■ Description of the task ■
Leaving out every picture, copy the lines of the data exactly, from the first through the line containing "import pandas as pd".

■ Supplied records ■
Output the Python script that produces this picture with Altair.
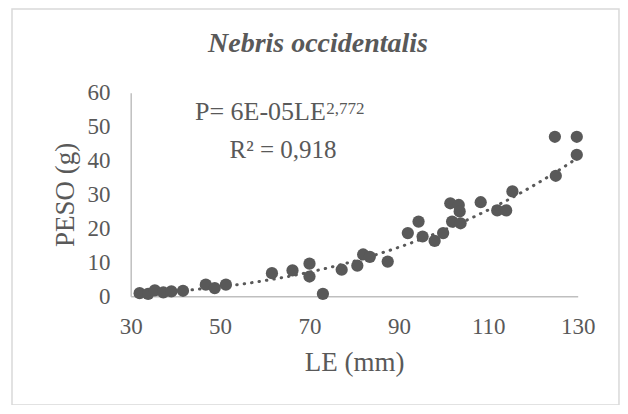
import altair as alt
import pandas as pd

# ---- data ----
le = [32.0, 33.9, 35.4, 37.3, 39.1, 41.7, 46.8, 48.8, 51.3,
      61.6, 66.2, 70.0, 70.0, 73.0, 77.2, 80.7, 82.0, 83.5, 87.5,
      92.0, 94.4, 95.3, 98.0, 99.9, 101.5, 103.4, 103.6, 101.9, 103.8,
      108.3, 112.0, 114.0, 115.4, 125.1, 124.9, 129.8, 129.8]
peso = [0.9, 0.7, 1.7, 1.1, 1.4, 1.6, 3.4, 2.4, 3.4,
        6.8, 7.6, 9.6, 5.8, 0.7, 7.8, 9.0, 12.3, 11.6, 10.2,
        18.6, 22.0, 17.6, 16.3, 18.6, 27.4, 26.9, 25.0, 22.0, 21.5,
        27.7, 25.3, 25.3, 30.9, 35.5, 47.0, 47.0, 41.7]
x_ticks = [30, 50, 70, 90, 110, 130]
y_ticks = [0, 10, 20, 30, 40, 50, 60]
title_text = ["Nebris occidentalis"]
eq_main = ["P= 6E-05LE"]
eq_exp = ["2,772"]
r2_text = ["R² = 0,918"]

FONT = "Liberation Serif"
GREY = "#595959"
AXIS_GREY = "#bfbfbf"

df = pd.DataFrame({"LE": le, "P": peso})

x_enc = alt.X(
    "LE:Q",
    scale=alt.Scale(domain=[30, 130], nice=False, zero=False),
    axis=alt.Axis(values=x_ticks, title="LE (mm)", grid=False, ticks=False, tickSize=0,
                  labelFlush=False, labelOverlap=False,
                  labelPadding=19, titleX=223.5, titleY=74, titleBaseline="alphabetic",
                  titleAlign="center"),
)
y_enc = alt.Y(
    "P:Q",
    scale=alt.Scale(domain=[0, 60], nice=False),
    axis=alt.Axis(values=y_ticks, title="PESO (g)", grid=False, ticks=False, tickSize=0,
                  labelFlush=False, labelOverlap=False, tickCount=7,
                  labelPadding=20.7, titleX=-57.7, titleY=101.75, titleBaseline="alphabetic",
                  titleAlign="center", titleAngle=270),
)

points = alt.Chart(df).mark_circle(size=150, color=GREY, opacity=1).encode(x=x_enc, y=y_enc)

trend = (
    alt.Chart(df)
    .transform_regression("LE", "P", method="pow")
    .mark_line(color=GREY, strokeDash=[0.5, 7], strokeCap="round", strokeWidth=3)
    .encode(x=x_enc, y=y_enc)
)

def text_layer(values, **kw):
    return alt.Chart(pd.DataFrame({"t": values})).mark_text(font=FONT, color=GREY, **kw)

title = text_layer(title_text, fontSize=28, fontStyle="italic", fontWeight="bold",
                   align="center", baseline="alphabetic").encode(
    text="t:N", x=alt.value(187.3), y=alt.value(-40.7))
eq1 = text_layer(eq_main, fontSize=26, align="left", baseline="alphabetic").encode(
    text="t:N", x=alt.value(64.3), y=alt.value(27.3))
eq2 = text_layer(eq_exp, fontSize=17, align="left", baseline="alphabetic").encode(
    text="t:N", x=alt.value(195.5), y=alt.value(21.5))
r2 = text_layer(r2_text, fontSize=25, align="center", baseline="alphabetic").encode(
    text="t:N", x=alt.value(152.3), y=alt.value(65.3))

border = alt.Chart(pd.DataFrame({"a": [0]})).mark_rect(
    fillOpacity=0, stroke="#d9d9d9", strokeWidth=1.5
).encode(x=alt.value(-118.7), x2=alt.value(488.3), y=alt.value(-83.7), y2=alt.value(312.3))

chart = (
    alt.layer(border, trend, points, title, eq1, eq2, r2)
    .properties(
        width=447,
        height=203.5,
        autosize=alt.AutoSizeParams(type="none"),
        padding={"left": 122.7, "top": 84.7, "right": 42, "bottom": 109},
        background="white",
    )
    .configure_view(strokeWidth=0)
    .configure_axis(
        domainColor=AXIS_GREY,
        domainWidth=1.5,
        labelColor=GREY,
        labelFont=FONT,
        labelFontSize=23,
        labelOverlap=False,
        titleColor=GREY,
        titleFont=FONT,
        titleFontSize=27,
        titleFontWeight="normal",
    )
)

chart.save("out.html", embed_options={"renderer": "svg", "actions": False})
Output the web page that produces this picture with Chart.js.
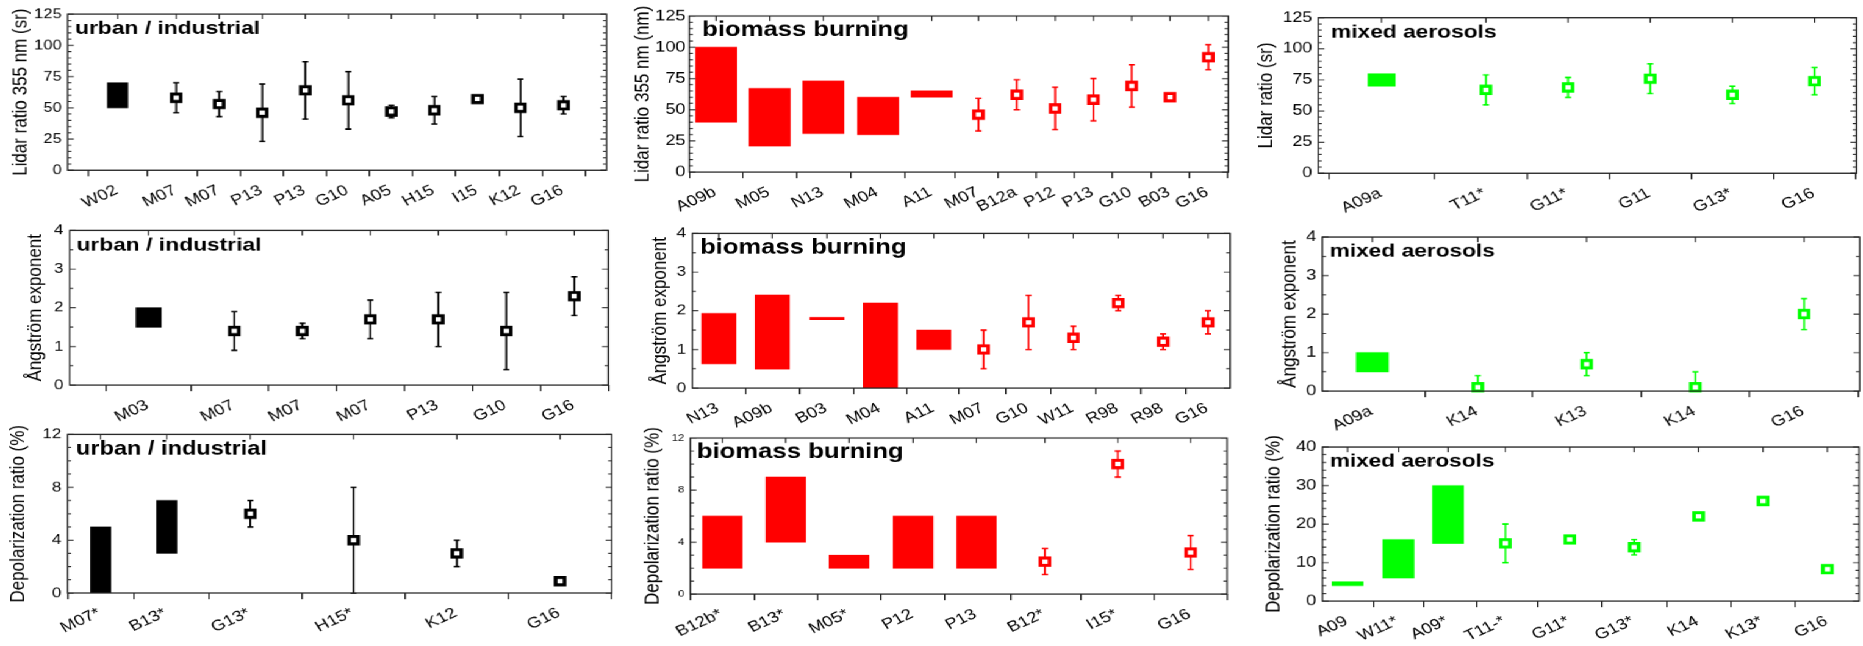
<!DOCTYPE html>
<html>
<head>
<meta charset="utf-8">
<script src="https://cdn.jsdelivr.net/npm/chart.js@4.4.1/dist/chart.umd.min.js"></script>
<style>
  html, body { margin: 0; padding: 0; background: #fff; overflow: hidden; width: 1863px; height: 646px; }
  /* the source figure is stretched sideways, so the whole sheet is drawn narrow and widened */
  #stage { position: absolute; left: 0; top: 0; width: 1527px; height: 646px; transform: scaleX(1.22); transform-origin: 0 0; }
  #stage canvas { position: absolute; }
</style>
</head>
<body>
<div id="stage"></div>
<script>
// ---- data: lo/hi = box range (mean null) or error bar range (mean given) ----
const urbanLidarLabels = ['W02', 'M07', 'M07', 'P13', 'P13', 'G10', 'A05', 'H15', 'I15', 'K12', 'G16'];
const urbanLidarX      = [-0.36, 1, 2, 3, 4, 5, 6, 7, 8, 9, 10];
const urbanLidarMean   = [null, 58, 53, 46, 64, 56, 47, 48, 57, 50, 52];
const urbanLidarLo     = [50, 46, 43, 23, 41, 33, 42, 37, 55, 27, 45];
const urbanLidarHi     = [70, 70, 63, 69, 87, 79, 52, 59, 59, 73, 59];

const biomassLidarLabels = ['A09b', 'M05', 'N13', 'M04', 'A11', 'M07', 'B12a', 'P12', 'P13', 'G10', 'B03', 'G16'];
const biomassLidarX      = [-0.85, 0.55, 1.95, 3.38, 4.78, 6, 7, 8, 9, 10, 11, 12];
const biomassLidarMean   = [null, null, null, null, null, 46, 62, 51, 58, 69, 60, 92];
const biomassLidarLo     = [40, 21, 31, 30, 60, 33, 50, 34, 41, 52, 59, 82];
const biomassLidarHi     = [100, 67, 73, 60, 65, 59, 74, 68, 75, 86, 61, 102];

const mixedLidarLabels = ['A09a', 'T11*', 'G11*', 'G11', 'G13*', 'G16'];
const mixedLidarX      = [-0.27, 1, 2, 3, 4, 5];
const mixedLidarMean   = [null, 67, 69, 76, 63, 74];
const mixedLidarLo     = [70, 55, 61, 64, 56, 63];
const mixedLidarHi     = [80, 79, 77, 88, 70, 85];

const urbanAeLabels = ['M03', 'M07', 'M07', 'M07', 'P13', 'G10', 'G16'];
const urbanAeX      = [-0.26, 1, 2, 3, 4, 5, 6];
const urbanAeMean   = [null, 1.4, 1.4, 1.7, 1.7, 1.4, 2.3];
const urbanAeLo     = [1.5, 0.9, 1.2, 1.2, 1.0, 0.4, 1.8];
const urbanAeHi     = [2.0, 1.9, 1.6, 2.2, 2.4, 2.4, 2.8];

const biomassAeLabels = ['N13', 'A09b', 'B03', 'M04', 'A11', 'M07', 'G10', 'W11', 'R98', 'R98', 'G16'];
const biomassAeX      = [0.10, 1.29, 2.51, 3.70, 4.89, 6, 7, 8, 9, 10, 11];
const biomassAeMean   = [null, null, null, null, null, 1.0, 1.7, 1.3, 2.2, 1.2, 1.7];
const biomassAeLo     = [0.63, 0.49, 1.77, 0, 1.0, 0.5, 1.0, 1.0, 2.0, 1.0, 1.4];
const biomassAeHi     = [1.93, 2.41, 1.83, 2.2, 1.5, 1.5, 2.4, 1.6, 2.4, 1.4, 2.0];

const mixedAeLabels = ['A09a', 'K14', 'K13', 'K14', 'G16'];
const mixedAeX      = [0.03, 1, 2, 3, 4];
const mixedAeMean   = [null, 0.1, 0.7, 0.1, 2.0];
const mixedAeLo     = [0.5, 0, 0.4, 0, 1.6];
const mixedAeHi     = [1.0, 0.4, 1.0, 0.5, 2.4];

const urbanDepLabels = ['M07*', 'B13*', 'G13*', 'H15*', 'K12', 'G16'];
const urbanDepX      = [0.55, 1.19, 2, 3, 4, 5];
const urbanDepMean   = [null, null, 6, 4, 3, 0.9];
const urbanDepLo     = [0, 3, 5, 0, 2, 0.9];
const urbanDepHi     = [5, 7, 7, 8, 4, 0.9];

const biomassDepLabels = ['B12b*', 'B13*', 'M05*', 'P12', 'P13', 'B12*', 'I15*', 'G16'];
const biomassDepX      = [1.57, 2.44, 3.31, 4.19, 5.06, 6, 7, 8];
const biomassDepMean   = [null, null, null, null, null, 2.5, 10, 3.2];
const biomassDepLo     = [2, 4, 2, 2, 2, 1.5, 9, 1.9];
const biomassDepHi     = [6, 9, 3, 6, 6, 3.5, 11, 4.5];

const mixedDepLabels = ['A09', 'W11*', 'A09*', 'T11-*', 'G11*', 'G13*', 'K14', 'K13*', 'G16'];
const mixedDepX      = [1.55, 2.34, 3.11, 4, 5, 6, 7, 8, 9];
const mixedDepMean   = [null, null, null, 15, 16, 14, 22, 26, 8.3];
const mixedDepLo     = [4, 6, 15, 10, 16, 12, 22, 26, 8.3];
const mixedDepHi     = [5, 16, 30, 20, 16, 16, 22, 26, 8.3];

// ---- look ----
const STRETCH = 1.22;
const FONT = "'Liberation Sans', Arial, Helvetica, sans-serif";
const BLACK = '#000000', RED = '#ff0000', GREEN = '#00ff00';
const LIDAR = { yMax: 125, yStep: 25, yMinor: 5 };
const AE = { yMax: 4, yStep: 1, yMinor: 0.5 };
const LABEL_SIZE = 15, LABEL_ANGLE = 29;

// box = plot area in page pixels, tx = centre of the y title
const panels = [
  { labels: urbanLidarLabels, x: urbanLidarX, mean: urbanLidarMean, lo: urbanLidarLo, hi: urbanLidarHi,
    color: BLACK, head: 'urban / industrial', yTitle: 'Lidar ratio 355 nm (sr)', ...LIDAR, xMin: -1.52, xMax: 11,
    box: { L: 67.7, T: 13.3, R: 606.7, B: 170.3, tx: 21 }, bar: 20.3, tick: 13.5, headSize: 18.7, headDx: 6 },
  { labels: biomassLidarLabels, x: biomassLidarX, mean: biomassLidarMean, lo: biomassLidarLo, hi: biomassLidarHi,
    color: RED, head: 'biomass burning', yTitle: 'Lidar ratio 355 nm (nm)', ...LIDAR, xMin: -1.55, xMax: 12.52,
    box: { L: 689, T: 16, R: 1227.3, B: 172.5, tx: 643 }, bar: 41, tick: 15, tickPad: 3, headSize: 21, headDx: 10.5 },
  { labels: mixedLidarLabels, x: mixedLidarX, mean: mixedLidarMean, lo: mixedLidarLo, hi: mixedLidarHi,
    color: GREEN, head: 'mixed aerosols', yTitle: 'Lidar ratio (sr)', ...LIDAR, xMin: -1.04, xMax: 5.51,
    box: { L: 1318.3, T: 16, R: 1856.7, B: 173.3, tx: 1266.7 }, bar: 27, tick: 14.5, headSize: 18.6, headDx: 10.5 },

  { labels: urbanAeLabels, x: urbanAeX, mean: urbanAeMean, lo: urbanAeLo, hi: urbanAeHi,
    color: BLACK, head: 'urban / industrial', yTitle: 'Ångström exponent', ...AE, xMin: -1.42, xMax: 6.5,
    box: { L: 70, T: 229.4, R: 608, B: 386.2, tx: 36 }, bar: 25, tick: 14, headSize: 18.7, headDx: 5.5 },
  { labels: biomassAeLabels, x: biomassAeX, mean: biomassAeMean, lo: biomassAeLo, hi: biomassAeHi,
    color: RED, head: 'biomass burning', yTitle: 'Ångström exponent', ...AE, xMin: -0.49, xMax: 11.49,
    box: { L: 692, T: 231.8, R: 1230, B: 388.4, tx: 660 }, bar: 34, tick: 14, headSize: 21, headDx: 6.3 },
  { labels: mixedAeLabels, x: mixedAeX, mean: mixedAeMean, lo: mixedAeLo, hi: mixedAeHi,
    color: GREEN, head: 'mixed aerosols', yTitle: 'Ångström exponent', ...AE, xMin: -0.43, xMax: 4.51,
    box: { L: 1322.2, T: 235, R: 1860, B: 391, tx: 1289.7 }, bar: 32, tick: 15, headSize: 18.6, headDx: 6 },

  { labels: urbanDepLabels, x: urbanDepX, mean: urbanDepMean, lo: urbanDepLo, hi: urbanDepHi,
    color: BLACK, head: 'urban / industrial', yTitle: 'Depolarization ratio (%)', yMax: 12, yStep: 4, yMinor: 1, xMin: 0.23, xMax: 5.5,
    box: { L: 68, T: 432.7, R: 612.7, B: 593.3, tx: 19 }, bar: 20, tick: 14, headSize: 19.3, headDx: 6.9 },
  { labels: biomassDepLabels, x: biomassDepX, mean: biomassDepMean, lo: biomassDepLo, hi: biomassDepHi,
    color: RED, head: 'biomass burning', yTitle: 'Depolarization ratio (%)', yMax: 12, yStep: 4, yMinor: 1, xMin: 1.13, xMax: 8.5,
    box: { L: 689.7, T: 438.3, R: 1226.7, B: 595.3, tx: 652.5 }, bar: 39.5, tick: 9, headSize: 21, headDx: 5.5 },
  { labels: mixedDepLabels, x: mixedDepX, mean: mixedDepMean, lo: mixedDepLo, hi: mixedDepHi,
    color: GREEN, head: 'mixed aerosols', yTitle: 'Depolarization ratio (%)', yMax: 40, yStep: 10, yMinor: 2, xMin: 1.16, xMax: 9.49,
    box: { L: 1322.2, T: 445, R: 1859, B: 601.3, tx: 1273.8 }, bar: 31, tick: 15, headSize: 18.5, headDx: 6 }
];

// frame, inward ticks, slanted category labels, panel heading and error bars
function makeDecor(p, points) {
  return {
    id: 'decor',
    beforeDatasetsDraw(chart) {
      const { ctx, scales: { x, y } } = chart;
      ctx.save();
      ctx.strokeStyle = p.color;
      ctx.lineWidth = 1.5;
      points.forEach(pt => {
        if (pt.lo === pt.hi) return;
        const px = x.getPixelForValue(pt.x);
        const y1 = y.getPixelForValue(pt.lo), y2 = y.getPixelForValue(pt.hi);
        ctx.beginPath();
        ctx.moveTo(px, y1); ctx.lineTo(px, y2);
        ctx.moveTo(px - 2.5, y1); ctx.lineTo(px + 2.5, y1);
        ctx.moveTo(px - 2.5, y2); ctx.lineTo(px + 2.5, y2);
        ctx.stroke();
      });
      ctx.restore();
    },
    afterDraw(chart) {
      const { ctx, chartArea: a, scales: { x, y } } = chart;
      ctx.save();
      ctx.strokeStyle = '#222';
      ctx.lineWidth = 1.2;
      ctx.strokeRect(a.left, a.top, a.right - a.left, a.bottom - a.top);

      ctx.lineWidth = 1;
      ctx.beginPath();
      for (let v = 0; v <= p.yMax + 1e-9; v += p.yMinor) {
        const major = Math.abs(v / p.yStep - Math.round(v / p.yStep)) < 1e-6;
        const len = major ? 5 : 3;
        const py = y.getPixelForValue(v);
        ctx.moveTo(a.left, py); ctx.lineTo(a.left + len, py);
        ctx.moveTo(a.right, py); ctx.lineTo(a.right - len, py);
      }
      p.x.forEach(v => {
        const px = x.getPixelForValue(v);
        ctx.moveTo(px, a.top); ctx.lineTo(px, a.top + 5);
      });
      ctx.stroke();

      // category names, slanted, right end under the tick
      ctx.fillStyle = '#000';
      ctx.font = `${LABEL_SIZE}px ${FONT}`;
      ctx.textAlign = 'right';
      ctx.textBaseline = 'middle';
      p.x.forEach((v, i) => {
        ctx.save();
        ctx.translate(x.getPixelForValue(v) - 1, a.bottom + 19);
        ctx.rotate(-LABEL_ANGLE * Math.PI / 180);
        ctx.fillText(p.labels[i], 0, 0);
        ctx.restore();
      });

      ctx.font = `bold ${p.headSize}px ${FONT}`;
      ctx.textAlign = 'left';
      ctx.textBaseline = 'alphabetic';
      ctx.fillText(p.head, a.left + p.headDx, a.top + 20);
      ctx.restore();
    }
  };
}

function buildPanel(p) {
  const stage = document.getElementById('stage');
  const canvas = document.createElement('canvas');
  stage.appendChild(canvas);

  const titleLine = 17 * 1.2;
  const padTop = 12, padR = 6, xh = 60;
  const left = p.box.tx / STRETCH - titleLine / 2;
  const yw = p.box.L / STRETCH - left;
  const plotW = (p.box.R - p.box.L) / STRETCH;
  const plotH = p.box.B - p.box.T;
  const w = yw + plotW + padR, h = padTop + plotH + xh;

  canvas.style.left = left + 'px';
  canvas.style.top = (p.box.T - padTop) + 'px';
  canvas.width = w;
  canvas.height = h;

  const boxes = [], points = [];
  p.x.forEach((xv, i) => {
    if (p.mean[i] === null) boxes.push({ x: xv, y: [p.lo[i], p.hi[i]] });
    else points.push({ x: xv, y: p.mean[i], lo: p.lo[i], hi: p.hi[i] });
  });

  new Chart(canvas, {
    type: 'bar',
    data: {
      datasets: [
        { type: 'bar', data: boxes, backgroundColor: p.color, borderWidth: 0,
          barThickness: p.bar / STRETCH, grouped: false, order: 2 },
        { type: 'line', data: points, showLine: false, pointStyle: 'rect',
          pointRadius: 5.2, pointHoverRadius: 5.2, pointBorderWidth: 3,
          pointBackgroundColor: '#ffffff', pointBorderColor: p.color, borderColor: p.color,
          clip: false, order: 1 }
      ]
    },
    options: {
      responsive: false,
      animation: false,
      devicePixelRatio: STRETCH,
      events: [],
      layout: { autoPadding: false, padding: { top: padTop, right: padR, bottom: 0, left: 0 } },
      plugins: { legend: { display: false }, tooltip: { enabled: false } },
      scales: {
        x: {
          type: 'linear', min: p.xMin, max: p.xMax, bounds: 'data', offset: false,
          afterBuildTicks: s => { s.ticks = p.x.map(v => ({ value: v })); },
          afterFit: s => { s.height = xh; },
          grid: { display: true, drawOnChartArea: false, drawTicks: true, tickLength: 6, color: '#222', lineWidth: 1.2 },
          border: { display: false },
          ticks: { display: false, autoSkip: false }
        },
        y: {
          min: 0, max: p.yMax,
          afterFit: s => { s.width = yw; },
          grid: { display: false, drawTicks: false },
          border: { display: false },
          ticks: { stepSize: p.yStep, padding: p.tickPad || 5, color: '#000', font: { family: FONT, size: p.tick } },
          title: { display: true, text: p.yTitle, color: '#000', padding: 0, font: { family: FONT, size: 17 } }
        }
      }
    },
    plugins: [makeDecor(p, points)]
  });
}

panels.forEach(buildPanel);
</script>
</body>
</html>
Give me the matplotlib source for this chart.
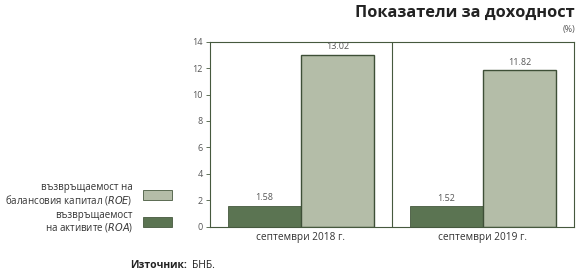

■ Solution to the problem ■
Output the Python script that produces this picture with Altair.
import altair as alt
import pandas as pd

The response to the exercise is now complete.